- **What you have to do**:
Leave out the pictures, and write out exactly the lines from the beginning of the material to the line holding "axcol = '#262626'", that line included, and nothing else.

- **Recorded data**:
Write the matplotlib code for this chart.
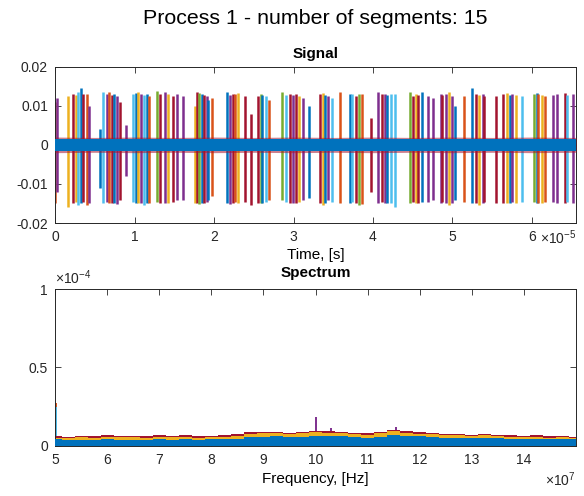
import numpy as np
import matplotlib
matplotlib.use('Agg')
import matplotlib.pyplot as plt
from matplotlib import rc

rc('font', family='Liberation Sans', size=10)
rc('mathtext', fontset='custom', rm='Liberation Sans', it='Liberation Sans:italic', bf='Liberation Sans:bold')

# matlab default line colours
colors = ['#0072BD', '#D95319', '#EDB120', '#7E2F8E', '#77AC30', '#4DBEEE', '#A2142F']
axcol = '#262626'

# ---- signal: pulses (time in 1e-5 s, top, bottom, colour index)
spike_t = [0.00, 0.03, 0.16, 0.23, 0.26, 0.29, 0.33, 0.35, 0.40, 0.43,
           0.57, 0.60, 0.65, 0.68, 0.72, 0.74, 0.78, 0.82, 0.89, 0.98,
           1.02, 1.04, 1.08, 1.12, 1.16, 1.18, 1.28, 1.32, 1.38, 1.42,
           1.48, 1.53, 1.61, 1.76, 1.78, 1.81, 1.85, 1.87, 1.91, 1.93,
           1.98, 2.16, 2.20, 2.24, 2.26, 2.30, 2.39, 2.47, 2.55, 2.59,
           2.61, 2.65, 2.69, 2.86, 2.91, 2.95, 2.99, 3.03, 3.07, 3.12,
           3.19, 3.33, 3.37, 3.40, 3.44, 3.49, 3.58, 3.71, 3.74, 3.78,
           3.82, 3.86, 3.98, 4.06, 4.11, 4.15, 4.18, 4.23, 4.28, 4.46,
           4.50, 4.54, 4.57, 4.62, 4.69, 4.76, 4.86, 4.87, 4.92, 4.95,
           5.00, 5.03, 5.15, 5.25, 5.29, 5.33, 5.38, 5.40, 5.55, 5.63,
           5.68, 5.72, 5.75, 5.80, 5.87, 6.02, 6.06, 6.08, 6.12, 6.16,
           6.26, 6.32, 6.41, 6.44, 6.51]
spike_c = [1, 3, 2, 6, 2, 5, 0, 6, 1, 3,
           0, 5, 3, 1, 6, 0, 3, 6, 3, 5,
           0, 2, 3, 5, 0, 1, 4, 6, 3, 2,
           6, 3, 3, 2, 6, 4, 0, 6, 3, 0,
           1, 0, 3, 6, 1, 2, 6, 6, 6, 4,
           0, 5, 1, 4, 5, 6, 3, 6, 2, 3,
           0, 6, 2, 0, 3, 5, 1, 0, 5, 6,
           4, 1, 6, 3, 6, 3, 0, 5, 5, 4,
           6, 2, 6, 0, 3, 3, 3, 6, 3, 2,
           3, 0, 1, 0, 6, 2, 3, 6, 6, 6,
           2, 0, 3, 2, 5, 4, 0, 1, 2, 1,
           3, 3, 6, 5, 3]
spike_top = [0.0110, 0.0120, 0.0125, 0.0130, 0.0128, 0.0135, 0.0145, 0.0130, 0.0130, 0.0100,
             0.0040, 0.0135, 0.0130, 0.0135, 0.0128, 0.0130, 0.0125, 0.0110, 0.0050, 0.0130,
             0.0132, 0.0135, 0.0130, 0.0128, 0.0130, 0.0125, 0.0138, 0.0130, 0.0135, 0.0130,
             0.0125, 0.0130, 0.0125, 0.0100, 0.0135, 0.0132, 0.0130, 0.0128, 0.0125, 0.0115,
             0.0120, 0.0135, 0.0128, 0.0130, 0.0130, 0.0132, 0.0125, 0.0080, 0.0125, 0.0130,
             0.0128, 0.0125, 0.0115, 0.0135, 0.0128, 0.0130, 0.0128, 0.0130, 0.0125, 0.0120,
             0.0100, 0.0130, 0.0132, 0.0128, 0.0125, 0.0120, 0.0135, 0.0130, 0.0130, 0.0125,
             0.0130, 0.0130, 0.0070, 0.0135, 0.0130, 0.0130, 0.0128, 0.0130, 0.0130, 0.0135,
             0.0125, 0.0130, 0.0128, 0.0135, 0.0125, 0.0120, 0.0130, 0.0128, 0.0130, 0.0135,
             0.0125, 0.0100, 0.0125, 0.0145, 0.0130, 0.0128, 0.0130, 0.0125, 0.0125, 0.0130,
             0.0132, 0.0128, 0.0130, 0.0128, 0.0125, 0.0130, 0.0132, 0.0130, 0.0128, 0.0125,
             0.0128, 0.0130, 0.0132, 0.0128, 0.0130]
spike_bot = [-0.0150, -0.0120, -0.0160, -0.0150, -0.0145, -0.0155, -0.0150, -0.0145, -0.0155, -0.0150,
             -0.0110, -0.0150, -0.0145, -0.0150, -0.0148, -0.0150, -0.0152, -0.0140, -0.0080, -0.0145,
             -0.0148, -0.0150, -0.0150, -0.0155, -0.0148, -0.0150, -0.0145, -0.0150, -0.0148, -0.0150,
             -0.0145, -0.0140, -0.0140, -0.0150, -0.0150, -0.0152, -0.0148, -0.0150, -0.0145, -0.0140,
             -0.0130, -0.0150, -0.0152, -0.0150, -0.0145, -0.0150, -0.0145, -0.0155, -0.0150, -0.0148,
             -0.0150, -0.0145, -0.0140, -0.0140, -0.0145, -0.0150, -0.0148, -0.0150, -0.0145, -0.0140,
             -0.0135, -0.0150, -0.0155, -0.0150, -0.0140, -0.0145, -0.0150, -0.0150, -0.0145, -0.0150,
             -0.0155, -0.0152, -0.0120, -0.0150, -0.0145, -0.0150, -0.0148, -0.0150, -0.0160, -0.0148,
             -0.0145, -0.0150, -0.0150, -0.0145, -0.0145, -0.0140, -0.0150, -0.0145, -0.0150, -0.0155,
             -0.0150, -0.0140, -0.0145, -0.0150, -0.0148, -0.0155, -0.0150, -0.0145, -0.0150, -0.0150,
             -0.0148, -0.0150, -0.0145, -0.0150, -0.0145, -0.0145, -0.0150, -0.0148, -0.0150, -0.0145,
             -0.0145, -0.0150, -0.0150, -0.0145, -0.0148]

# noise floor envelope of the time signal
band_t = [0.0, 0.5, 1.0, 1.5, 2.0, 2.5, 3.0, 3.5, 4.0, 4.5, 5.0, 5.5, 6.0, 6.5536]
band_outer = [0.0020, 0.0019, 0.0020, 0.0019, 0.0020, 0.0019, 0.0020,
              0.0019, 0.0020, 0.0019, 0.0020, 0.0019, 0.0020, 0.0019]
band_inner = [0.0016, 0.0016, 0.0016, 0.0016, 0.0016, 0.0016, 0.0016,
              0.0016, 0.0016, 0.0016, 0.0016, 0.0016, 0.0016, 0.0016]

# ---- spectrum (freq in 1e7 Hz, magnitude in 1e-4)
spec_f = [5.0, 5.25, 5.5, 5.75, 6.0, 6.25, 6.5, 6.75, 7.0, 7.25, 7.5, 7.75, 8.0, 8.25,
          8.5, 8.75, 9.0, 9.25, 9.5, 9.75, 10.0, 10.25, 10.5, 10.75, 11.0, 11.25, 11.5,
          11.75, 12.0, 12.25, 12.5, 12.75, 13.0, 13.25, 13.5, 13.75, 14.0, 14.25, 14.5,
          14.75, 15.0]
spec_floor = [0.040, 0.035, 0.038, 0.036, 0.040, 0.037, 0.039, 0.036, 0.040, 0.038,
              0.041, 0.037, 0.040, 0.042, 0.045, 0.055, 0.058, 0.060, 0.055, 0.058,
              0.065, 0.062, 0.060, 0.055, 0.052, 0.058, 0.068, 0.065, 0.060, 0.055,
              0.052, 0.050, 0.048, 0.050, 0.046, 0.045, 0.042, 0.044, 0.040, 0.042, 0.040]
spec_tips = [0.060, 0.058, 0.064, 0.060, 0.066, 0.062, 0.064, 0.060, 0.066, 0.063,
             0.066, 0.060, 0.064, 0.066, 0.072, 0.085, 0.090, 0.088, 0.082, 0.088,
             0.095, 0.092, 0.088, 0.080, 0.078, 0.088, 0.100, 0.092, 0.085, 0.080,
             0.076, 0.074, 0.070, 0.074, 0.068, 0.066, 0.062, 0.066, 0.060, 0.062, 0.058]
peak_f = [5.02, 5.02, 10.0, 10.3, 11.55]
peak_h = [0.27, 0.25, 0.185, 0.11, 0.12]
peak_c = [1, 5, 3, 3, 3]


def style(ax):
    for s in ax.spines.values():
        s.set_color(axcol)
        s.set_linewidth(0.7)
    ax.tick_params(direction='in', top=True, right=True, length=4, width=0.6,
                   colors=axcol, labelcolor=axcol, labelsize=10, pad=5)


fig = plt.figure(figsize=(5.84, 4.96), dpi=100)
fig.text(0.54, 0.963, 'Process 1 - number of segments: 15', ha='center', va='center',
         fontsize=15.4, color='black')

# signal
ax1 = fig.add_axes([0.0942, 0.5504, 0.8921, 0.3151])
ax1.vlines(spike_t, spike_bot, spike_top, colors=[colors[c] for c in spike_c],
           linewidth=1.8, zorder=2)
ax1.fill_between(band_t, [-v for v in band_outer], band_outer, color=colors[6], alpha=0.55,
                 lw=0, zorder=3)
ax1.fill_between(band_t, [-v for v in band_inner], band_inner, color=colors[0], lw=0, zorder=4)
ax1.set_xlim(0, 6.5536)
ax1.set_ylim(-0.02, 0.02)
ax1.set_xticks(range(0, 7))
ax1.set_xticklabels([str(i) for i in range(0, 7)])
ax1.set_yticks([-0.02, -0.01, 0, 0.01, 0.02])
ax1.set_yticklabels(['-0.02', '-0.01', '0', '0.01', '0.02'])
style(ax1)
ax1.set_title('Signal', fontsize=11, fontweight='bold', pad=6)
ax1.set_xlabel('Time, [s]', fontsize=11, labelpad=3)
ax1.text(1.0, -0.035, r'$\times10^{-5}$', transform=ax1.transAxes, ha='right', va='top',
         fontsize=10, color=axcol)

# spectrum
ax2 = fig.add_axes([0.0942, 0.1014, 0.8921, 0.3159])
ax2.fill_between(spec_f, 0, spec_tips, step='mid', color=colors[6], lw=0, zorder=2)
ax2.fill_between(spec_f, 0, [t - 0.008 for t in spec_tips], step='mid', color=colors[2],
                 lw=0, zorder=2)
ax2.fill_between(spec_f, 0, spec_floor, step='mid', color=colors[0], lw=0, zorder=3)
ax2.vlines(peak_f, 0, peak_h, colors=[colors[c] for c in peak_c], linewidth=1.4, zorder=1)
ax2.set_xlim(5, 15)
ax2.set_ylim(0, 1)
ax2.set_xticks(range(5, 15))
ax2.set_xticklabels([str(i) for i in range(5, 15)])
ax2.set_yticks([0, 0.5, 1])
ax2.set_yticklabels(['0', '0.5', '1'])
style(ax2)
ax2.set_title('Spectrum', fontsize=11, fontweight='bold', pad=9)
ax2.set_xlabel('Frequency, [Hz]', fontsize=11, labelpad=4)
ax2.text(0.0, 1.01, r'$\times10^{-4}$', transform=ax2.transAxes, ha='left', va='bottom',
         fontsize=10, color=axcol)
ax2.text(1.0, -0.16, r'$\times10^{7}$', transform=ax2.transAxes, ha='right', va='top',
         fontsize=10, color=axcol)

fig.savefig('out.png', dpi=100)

- **Finished task**:
Write the matplotlib code for this chart.
import numpy as np
import matplotlib
matplotlib.use('Agg')
import matplotlib.pyplot as plt
from matplotlib import rc

rc('font', family='Liberation Sans', size=10)
rc('mathtext', fontset='custom', rm='Liberation Sans', it='Liberation Sans:italic', bf='Liberation Sans:bold')

# matlab default line colours
colors = ['#0072BD', '#D95319', '#EDB120', '#7E2F8E', '#77AC30', '#4DBEEE', '#A2142F']
axcol = '#262626'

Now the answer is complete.